Is worrying about food miles missing the point?
Lat week the Sunday Observer edition of the Guardian published Jay Rayner's article Why worrying about food miles is missing the point. The Dek starts with " Getting your lamb from New Zealand isn't hurting the planet and buying your potatoes from the other end of the country is fine. Jay Rayner says food miles are not the problem." Given that we have discussing this New Zealand lamb issue since 2006 and there appeared to be nothing new here, I ignored it. But the story is getting picked up everywhere, so it is time to dig out the archives.
He quotes a study, Food Miles – Comparative Energy/Emissions Performance of New Zealand's Agriculture Industry and writes:
According to this exceptionally detailed study from 2006, lamb, apples and dairy produced in New Zealand and shipped to Britain have a smaller carbon footprint than the equivalent products produced in Britain.
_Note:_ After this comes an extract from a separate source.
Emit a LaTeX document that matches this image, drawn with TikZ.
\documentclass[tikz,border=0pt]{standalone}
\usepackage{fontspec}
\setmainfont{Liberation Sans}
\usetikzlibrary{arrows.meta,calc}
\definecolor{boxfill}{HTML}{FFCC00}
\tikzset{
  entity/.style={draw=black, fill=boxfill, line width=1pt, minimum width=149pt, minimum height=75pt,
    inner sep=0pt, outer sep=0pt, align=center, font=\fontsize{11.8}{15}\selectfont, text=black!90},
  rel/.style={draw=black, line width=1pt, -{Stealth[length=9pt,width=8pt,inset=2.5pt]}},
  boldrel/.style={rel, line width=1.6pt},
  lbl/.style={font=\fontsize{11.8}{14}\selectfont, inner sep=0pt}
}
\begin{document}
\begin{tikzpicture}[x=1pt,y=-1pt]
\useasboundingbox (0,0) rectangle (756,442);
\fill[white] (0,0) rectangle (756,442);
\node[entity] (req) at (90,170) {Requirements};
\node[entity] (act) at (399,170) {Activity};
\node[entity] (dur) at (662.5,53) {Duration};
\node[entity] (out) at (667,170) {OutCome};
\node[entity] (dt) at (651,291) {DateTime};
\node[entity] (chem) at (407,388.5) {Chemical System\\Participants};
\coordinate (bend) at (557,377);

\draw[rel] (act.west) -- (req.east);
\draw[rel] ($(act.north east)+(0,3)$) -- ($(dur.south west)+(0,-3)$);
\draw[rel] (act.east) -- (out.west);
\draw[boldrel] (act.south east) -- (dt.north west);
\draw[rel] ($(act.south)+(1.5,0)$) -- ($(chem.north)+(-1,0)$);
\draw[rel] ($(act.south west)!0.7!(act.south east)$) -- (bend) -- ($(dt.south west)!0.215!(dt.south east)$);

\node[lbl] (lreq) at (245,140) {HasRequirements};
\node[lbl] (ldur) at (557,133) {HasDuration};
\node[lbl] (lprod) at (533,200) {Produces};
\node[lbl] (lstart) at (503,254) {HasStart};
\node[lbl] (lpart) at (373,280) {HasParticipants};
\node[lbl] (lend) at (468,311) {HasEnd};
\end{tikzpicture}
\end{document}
To be exact, the UK uses twice as much carbon per tonne of milk solids produced as New Zealand, and four times the amount as New Zealand for lamb.
While he does mention that the study is from 2006, he doesn't mention why British lamb had such a big footprint. In one of the many debunkings of the study, Michael Shuman did, quoted in TreeHugger:
The explanation of most of the difference in the two country's carbon emissions turns out to be coal. Typical British farmers use more electricity - both directly and indirectly for the processing of its fertilizers, feeds, and additives - and are thereby saddled with the emissions from lots of dirty coal plants. New Zealand has lots of hydroelectric dams. So those poor bionic sheep in the United Kingdom inherit a huge carbon price tag. This also means that as the British move toward renewable energy sources, as they plan to do, the New Zealand carbon advantage will vanish.
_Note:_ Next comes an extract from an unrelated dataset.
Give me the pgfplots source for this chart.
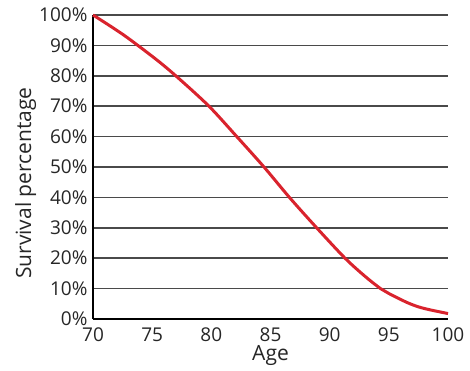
\documentclass[border=0pt]{standalone}
\usepackage{pgfplots}
\pgfplotsset{compat=1.18}
\usepackage{fontspec}
\setmainfont{Open Sans}
\definecolor{curvered}{HTML}{D9232D}
\definecolor{gridgray}{HTML}{4A4A4A}
\begin{document}
\begin{tikzpicture}
\path[use as bounding box] (0,0) rectangle (470pt,370pt);
\begin{axis}[
  at={(93pt,51pt)}, anchor=south west,
  scale only axis, width=355pt, height=304pt,
  xmin=70, xmax=100, ymin=0, ymax=100,
  xtick={70,75,...,100}, ytick={0,10,...,100},
  yticklabel={\pgfmathprintnumber{\tick}\%},
  /pgf/number format/assume math mode=true,
  axis x line*=bottom, axis y line*=left,
  axis line style={line width=2pt, black, -},
  ymajorgrids, grid style={line width=1.6pt, gridgray},
  major tick length=0pt,
  tick label style={font=\fontsize{19}{21}\selectfont, text=black!85},
  xticklabel style={yshift=-5pt},
  yticklabel style={xshift=-2pt},
  xlabel={Age}, ylabel={Survival percentage},
  every axis x label/.style={at={(axis description cs:0.5,-0.135)}, anchor=base, font=\fontsize{21}{23}\selectfont, text=black!85},
  every axis y label/.style={at={(axis description cs:-0.19,0.447)}, rotate=90, anchor=center, font=\fontsize{21}{23}\selectfont, text=black!85},
  clip=false,
]
\addplot[curvered, line width=3pt, smooth, tension=0.5] coordinates {
(70,100) (72.6,93.4) (75.4,85.2) (77.2,79.3) (79.8,70)
(82.15,60) (84.45,50) (86.6,40) (88.9,30) (91.3,20) (93,14) (94.3,10)
(95,8.4) (96.5,5.5) (97.5,4) (98.5,3) (100,1.8)
};
\end{axis}
\end{tikzpicture}
\end{document}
And indeed, during the last seven years, the carbon content of British electricity has reduced significantly. There are other factors, which I wrote about in Stop Eating Fossil Fuels, Start Eating Food, the main one being that the study did not take into account that as Mat wrote, "Just 15 of the world's biggest ships may now emit as much pollution as all the world's 760 million cars"
Shuman concluded in his article in the Ethicurian, noting that there is a lot more going on when you talk about local, seasonal, healthy food:
The Saunders’ study is a nice promo for the New Zealand lamb industry, but it’s a lousy piece of analysis. Real localization means avoiding environmentally unsound inputs of outside fertilizer, feed, and additives. It means pruning away the vast economic waste associated with ad agencies and middle people. It means avoiding trucking food around either nationally or internationally. Account for these items comprehensively and fairly, and local food wins out environmentally over global food almost every time.